* **Task instructions**
Omit all pictures and transcribe only the lines in the entries below that run from the line with "Rebuild this chart" through the line with "FixedFormatter, LogLocator, NullFormatter".

(Rows from a dataset of charts and code)
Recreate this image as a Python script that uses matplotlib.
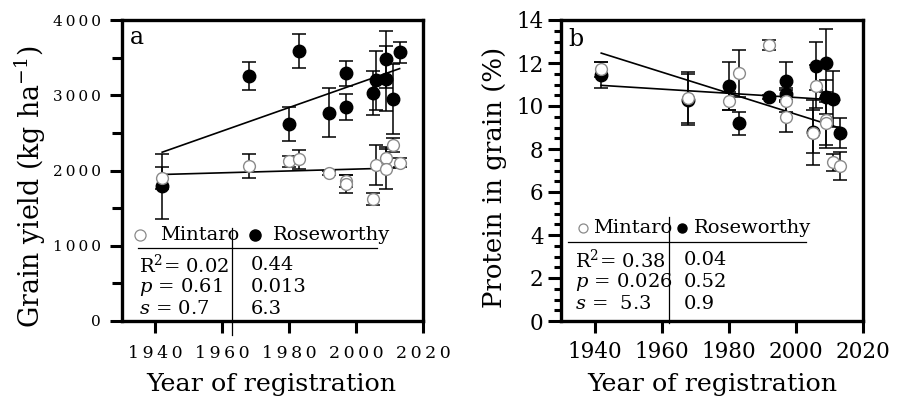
import matplotlib
matplotlib.use("Agg")
import matplotlib.pyplot as plt
from matplotlib.ticker import MultipleLocator

plt.rcParams["font.family"] = ["DejaVu Serif"]
plt.rcParams["mathtext.fontset"] = "dejavuserif"

# year of registration of each cultivar (shared by both sites)
years = [1942, 1968, 1980, 1983, 1992, 1997, 1997, 2005, 2006, 2009, 2009, 2011, 2013]

# panel a: grain yield (kg/ha)
yield_mintaro = [1900, 2060, 2120, 2150, 1970, 1860, 1820, 1620, 2070, 2170, 2020, 2340, 2100]
yield_mintaro_err = [150, 155, 75, 125, 30, 80, 120, 80, 265, 140, 260, 90, 60]
yield_rose = [1790, 3260, 2620, 3590, 2770, 3290, 2840, 3030, 3200, 3480, 3220, 2950, 3570]
yield_rose_err = [430, 185, 230, 225, 330, 165, 170, 290, 390, 380, 430, 465, 140]

# panel b: grain protein (%)
protein_mintaro = [11.7, 10.39, 10.23, 11.52, 12.84, 10.23, 9.47, 8.76, 10.93, 9.35, 9.19, 7.38, 7.22]
protein_mintaro_err = [0.35, 1.2, 0.4, 1.1, 0.25, 0.5, 0.7, 1.5, 1.0, 1.3, 1.0, 0.4, 0.65]
protein_rose = [11.45, 10.3, 10.93, 9.19, 10.43, 11.16, 10.54, 8.8, 11.86, 11.98, 10.43, 10.31, 8.73]
protein_rose_err = [0.6, 1.2, 1.1, 0.55, 0.1, 0.9, 0.3, 1.0, 1.1, 1.6, 0.8, 1.3, 0.7]

# regression lines (end points)
fit_years = [1942, 2013]
yield_fit_mintaro = [1947, 2035]
yield_fit_rose = [2243, 3354]
protein_fit_mintaro = [12.46, 8.98]
protein_fit_rose = [10.96, 10.27]

year_ticks = [1940, 1960, 1980, 2000, 2020]
yield_ticks = [0, 1000, 2000, 3000, 4000]
protein_ticks = [0, 2, 4, 6, 8, 10, 12, 14]

site_names = ["Mintaro", "Roseworthy"]
yield_stats_mintaro = ["R$^2$= 0.02", "$p$ = 0.61", "$s$ = 0.7"]
yield_stats_rose = ["0.44", "0.013", "6.3"]
protein_stats_mintaro = ["R$^2$= 0.38", "$p$ = 0.026", "$s$ =  5.3"]
protein_stats_rose = ["0.04", "0.52", "0.9"]

GREY = "#8a8a8a"


def spaced(v):
    # letter-spaced tick labels as in panel a
    return "\u2009".join(str(v))


def draw_points(ax, m, m_err, r, r_err, fit_m, fit_r):
    ax.errorbar(years, r, yerr=r_err, fmt="none", ecolor="black",
                elinewidth=1.1, capsize=5, capthick=1.1, zorder=2)
    ax.errorbar(years, m, yerr=m_err, fmt="none", ecolor="black",
                elinewidth=1.1, capsize=5, capthick=1.1, zorder=2)
    ax.plot(fit_years, fit_r, color="black", lw=1.2, zorder=3)
    ax.plot(fit_years, fit_m, color="black", lw=1.2, zorder=3)
    ax.plot(years, r, "o", ms=9, mfc="black", mec="black", zorder=4)
    ax.plot(years, m, "o", ms=8.5, mfc="white", mec=GREY, mew=1.0, zorder=5)


def draw_table(ax, hy, lx, vline, hline, mk, names, c1x, c2x, rows_y, col1, col2, msize):
    tr = ax.transAxes
    ax.plot([mk[0]], [hy], "o", ms=msize, mfc="white", mec=GREY, mew=0.9,
            transform=tr, clip_on=False)
    ax.text(lx[0], hy, names[0], transform=tr, va="center", ha="left", fontsize=14)
    ax.plot([mk[1]], [hy], "o", ms=msize, mfc="black", mec="black",
            transform=tr, clip_on=False)
    ax.text(lx[1], hy, names[1], transform=tr, va="center", ha="left", fontsize=14)
    ax.plot([vline[0], vline[0]], [vline[1], vline[2]], color="black", lw=0.9,
            transform=tr, clip_on=False)
    ax.plot([hline[1], hline[2]], [hline[0], hline[0]], color="black", lw=0.9,
            transform=tr, clip_on=False)
    for y, a, b in zip(rows_y, col1, col2):
        ax.text(c1x, y, a, transform=tr, va="center", ha="left", fontsize=14)
        ax.text(c2x, y, b, transform=tr, va="center", ha="left", fontsize=14)


fig = plt.figure(figsize=(9, 4), dpi=100)
ax1 = fig.add_axes([0.1356, 0.1975, 0.3344, 0.7525])
ax2 = fig.add_axes([0.6233, 0.1975, 0.3356, 0.7525])

for ax in (ax1, ax2):
    for sp in ax.spines.values():
        sp.set_linewidth(2.4)
    ax.set_xlim(1930, 2020)
    ax.set_xticks(year_ticks)

# panel a
draw_points(ax1, yield_mintaro, yield_mintaro_err, yield_rose, yield_rose_err,
            yield_fit_mintaro, yield_fit_rose)
ax1.set_ylim(0, 4000)
ax1.set_yticks(yield_ticks)
ax1.set_yticklabels([spaced(v) for v in yield_ticks], fontsize=11)
ax1.set_xticklabels([spaced(v) for v in year_ticks], fontsize=12.5)
ax1.yaxis.set_minor_locator(MultipleLocator(500))
ax1.tick_params(axis="x", direction="out", length=8.5, width=2.2, pad=9)
ax1.tick_params(axis="y", which="major", direction="out", length=9, width=2.2, pad=6)
ax1.tick_params(axis="y", which="minor", direction="out", length=7, width=2.2)
ax1.text(0.05, 0.943, "a", transform=ax1.transAxes, fontsize=17, va="center", ha="center")
draw_table(ax1, 0.286, (0.126, 0.502), (0.365, 0.309, -0.047), (0.2425, 0.053, 0.847),
           (0.06, 0.442), site_names, 0.056, 0.429, (0.186, 0.113, 0.04),
           yield_stats_mintaro, yield_stats_rose, 8)

# panel b
draw_points(ax2, protein_mintaro, protein_mintaro_err, protein_rose, protein_rose_err,
            protein_fit_mintaro, protein_fit_rose)
ax2.set_ylim(0, 14)
ax2.set_yticks(protein_ticks)
ax2.yaxis.set_minor_locator(MultipleLocator(0.5))
ax2.tick_params(axis="both", which="major", labelsize=15.5)
ax2.tick_params(axis="x", direction="out", length=8.5, width=2.2, pad=6)
ax2.tick_params(axis="y", which="major", direction="out", length=9.5, width=2.2, pad=3)
ax2.tick_params(axis="y", which="minor", direction="out", length=5, width=2.2)
ax2.text(0.05, 0.934, "b", transform=ax2.transAxes, fontsize=17, va="center", ha="center")
draw_table(ax2, 0.309, (0.106, 0.44), (0.358, 0.345, -0.007), (0.262, 0.023, 0.811),
           (0.073, 0.40), site_names, 0.046, 0.407, (0.203, 0.13, 0.056),
           protein_stats_mintaro, protein_stats_rose, 6.5)

# axis titles
fig.text(0.302, 0.04, "Year of registration", fontsize=18.3, ha="center", va="center")
fig.text(0.791, 0.04, "Year of registration", fontsize=18.3, ha="center", va="center")
fig.text(0.034, 0.532, "Grain yield (kg ha$^{-1}$)", fontsize=19.3, rotation=90,
         ha="center", va="center")
fig.text(0.549, 0.5575, "Protein in grain (%)", fontsize=18.7, rotation=90,
         ha="center", va="center")

fig.savefig("out.png", dpi=100)
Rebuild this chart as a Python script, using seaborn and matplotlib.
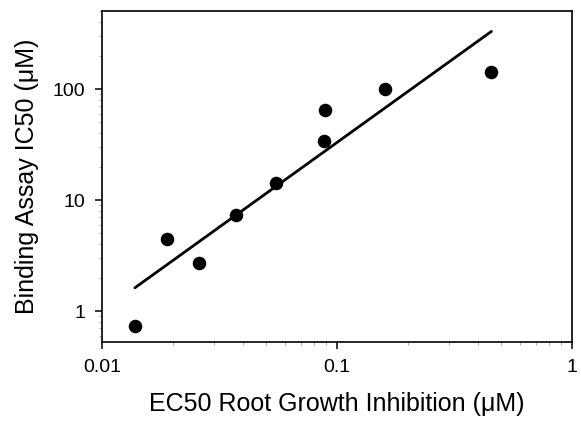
import numpy as np
import pandas as pd
import seaborn as sns
import matplotlib.pyplot as plt
from matplotlib.ticker import FixedLocator, FixedFormatter, LogLocator, NullFormatter

# %% data
ec50_root = [0.0138, 0.0189, 0.0259, 0.0371, 0.055, 0.088, 0.089, 0.160, 0.454]
ic50_binding = [0.73, 4.48, 2.71, 7.37, 14.3, 34.0, 64.7, 99.4, 142.0]
x_ticks = [0.01, 0.1, 1]
x_ticklabels = ["0.01", "0.1", "1"]
y_ticks = [1, 10, 100]
y_ticklabels = ["1", "10", "100"]

df = pd.DataFrame({"ec50": ec50_root, "ic50": ic50_binding})

# least squares fit in log-log space
slope, intercept = np.polyfit(np.log10(df["ec50"]), np.log10(df["ic50"]), 1)
fit = pd.DataFrame({"ec50": [df["ec50"].min(), df["ec50"].max()]})
fit["ic50"] = 10 ** (intercept + slope * np.log10(fit["ec50"]))

# %% plot
sns.set_style("ticks")
plt.rcParams["font.family"] = ["Liberation Sans", "DejaVu Sans"]

fig = plt.figure(figsize=(5.81, 4.22), dpi=100)
ax = fig.add_axes([0.1756, 0.1896, 0.8089, 0.7844])

sns.lineplot(data=fit, x="ec50", y="ic50", color="black", lw=2.0, ax=ax)
sns.scatterplot(data=df, x="ec50", y="ic50", color="black", s=95,
                edgecolor="black", linewidth=0, zorder=3, ax=ax)

ax.set_xscale("log")
ax.set_yscale("log")
ax.set_xlim(0.01, 1)
ax.set_ylim(0.526, 505)

ax.xaxis.set_major_locator(FixedLocator(x_ticks))
ax.xaxis.set_major_formatter(FixedFormatter(x_ticklabels))
ax.yaxis.set_major_locator(FixedLocator(y_ticks))
ax.yaxis.set_major_formatter(FixedFormatter(y_ticklabels))
ax.xaxis.set_minor_locator(LogLocator(base=10, subs=np.arange(2, 10)))
ax.yaxis.set_minor_locator(LogLocator(base=10, subs=np.arange(2, 10)))
ax.xaxis.set_minor_formatter(NullFormatter())
ax.yaxis.set_minor_formatter(NullFormatter())

ax.tick_params(which="major", direction="out", length=5, width=1.1,
               labelsize=14, pad=7, colors="black", labelcolor="black")
ax.tick_params(which="minor", direction="out", length=2.5, width=0.5,
               color="#888888")

for side in ["top", "right", "left", "bottom"]:
    ax.spines[side].set_visible(True)
    ax.spines[side].set_linewidth(1.2)
    ax.spines[side].set_color("black")

ax.set_xlabel("EC50 Root Growth Inhibition (\u03bcM)", fontsize=18,
              labelpad=12, color="black")
ax.set_ylabel("Binding Assay IC50 (\u03bcM)", fontsize=18, labelpad=10,
              color="black")

fig.savefig("out.png", dpi=100)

* **Complete answer**
Rebuild this chart as a Python script, using seaborn and matplotlib.
import numpy as np
import pandas as pd
import seaborn as sns
import matplotlib.pyplot as plt
from matplotlib.ticker import FixedLocator, FixedFormatter, LogLocator, NullFormatter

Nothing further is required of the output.